Трехтомник автора текстов, писавшего для рок-легенд ушедшего века Вячеслава Бутусова, Насти Полевой и «Урфин Джюса», своеобразного поэта, трудоголика-переводчика, издателя, то и дело раздающего пощечины общественному вкусу, бескомпромиссного критика и истинного нонконформиста, не успевшего получить при жизни премию «Нонконформизм» Ильи Кормильцева (1959–2007), выпущенный издательством «Кабинетный ученый» в 2017-м, попал в руки мои волею случая лишь год спустя после выхода в свет. Большинство отзывов уже написаны теми, кто имел право публиковать их не только с точки зрения принадлежности к цеху критиков, сколько исходя из оптики пресловутой «точки сборки» знавших его друзей-литераторов. Мы не были знакомы с Человеком-Эпохой, мы попросту находились в разных весовых и, так скажем, арт-категориях. Я не фанатела от его ультра.культурных экспериментов, а книжку той же Лидии Ланч, которую Кормильцев издал (помнится, в чудовищной обложке), осилить из-за стилька так и не смогла – как, впрочем, и того же Берроуза, и не только: о вкусах спорят, ну да. То ли дело томик Уэльбека «Оставаться живым», выпущенный в «Иностранке», где Кормильцев кое-что перевел! В те годы перевод этот был своего рода прорывом – во всяком случае, мне так казалось. С возрастом литвосторгов, как известно, все меньше: что-что (а может, кто-кто, одушевленные же!), а уж чужие-то буковки удивляют меньше всего – сознавая треклятый времени бег, колдовать хочется лишь над своими. Тем не менее вместо этого который день с маниакальным упорством листаются кормильцевские бумажные кирпичи: это ПОЭЗИЯ (толстенный том без разделения, правда, на песенные тексты и собственно стихотворения), ПРОЗА (куда помимо рассказов вошли эссе, пьесы, литкритика) и NON-FICTION (интервью, так скажем, на злобу дня – добрых ведь было не так много). Каждая нетленка по 600 с лишним страниц, читать – не перечитать: пусть, впрочем, они не заканчиваются, пусть не дочитываются, пусть не обрываются так стремительно, как его жизнь – быть может, именно потому и переходишь от текстов «Наутилуса» – к рассказам, от прозы – к стихотворениям, от статей – к интервью, а от интервью – снова к стихотворениям… Переходишь, создавая с помощью разножанрового хоровода иллюзию Настоящего Продолженного, если уместно говорить о таком времени применительно к Автору: впрочем, продолжить, продлить время не удается – и вот уж снова «беру чью-то руку, а чувствую локоть», как по нотам: ОК, Илья Валерьевич, поехали.

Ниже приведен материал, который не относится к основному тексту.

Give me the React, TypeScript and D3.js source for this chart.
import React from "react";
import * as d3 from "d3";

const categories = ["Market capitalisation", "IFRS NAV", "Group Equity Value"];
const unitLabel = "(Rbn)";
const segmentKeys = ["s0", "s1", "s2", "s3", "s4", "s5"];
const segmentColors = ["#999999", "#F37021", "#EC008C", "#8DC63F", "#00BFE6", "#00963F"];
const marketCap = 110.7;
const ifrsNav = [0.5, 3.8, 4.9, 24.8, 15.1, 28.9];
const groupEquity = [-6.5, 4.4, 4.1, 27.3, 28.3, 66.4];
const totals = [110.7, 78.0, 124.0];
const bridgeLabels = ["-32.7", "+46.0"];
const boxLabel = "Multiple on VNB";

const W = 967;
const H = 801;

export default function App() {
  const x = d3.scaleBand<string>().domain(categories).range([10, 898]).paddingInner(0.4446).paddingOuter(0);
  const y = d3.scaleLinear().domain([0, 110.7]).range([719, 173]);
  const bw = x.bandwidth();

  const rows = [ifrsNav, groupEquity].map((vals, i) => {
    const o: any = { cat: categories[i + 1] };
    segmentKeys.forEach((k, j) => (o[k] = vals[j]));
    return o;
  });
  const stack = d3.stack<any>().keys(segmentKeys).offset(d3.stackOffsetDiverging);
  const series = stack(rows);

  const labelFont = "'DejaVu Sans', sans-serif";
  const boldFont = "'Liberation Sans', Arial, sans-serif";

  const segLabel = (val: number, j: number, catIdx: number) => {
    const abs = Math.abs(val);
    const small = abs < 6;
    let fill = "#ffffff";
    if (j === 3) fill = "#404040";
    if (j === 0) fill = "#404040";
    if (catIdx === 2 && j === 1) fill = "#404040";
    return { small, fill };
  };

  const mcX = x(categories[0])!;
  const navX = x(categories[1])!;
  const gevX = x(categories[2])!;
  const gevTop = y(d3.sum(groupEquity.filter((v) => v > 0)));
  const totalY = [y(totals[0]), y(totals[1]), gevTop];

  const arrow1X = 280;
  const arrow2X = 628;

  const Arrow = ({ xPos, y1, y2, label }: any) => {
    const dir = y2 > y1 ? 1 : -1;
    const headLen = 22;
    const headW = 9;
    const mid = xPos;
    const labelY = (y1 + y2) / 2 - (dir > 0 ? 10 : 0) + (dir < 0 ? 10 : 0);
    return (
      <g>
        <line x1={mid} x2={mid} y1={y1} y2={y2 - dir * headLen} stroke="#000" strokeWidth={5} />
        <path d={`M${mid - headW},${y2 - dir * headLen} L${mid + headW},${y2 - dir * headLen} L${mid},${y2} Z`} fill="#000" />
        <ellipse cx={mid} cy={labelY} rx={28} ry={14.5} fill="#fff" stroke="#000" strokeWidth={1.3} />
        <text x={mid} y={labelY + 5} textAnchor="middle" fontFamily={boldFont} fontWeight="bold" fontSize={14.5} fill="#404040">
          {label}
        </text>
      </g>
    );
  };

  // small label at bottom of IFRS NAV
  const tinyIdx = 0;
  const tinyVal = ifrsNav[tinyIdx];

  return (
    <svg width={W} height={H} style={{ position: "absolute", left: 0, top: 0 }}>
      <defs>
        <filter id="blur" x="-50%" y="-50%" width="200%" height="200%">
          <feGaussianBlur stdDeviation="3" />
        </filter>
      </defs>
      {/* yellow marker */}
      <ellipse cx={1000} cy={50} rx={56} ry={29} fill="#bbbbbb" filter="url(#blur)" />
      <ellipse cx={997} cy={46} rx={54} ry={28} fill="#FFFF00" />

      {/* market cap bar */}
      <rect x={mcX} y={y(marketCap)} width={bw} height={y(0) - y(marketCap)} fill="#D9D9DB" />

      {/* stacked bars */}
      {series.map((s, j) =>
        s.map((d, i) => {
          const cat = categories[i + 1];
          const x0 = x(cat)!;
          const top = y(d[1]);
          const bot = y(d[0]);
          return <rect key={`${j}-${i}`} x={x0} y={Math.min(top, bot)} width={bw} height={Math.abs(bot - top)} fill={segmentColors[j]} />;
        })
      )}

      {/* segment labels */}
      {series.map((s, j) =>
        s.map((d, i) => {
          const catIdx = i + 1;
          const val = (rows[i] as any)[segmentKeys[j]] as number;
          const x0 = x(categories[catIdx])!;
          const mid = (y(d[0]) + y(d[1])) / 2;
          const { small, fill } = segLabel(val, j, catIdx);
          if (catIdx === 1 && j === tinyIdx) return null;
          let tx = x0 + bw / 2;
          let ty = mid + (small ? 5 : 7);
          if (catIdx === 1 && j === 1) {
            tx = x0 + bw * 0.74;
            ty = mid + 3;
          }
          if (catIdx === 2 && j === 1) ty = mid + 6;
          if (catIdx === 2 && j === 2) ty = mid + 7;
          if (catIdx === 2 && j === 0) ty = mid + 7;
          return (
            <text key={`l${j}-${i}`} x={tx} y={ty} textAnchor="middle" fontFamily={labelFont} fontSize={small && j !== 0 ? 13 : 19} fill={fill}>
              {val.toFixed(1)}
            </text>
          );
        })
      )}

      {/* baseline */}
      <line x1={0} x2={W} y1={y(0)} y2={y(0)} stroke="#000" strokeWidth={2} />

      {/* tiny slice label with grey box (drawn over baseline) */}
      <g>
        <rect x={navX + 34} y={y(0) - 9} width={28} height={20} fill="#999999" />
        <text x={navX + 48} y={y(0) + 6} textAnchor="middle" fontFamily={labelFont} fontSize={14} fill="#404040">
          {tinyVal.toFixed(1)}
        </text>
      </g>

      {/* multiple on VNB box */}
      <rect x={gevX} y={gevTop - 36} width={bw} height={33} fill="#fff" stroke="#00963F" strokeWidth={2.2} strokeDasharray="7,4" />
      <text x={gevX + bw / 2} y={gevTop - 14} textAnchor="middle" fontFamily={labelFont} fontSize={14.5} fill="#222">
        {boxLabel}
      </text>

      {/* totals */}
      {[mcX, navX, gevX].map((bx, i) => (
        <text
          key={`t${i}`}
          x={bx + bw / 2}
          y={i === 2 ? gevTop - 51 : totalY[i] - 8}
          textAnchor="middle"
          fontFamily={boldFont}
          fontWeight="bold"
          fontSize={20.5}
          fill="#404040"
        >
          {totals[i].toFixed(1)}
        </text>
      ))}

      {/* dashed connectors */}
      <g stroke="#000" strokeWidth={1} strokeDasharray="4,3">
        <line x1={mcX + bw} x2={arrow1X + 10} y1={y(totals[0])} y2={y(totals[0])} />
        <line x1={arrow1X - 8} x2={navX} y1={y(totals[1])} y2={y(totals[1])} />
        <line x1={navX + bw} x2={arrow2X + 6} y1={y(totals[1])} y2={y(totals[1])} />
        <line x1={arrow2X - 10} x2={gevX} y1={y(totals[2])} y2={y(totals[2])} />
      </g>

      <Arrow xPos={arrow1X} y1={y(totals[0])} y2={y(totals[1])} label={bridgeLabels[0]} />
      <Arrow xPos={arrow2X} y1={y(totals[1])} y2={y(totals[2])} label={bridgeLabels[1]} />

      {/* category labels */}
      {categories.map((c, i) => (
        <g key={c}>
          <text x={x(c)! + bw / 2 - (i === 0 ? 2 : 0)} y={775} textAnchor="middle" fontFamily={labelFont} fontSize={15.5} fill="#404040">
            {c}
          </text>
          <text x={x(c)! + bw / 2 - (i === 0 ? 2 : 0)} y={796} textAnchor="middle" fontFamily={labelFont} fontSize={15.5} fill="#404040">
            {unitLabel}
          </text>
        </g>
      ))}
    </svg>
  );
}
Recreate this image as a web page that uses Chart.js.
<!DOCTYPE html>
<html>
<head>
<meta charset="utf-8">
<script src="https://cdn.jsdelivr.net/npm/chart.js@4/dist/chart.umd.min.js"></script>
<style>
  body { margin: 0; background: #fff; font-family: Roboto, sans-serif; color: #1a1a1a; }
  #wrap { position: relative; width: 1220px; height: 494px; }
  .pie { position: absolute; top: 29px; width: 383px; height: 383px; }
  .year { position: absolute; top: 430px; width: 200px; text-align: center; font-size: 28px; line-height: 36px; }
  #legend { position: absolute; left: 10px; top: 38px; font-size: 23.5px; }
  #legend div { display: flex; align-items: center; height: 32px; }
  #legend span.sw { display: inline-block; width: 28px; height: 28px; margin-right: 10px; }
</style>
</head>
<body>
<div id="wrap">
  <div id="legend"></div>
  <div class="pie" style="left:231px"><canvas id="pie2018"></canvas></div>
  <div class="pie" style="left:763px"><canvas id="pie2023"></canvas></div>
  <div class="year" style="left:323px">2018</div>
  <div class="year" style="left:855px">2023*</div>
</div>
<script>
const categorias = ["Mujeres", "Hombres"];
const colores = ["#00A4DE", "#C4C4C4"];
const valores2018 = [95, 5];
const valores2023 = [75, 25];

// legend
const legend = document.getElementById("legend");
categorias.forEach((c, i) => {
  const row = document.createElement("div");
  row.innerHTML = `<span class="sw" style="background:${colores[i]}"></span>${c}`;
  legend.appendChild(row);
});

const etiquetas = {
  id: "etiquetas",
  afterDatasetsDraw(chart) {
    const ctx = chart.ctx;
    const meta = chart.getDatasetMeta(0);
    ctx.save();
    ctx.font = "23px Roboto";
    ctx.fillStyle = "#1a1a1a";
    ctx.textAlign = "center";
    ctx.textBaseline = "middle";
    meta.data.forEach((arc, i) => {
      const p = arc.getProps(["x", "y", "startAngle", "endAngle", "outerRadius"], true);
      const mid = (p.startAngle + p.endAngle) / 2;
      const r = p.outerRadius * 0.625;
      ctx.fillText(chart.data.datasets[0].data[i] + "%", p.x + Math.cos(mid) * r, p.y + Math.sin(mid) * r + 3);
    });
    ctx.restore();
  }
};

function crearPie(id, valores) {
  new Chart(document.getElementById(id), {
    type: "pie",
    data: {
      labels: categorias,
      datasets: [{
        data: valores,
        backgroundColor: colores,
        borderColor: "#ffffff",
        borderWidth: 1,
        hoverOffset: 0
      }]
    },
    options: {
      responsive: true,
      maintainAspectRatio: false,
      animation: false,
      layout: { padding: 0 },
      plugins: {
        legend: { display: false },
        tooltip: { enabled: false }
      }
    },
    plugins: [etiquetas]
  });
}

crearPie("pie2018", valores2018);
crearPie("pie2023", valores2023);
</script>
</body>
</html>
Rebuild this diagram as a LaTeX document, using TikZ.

ПОЭЗИЯ: в послесловии к первому тому собрания сочинений лингвист Юрий Казарин, пытаясь разобраться в химии весьма неоднородного текстоделания Кормильцева уже сказал, быть может, самое главное, и потому любопытствующим лучше обратиться к первоисточнику. Поэзия и рок-поэзия, песенные тексты, микротексты-«филосопоэмы»… Впрочем, что может быть нелепей попыток понять, что же поэт имел в виду, неверно переведя его инсайт с космического на чел-овечий (перевести в том числе для особо одаренных, крепко стоящих на ногах соц-, постсоц-, кап– и, сорри, «нового» реализма ангажированных литераторов), когда писал: «сытые удавы мохеровых шарфов / душат гладко гильотинированные шеи», «неумение петь делает грубой нашу улыбку: подобие дынного ломтика в блюде лица…», «я весь соткан из указательных пальцев / на спусковых крючках», «кандалы избитых аккордов / влачатся по дороге, / вымощенной благими намерениями»?..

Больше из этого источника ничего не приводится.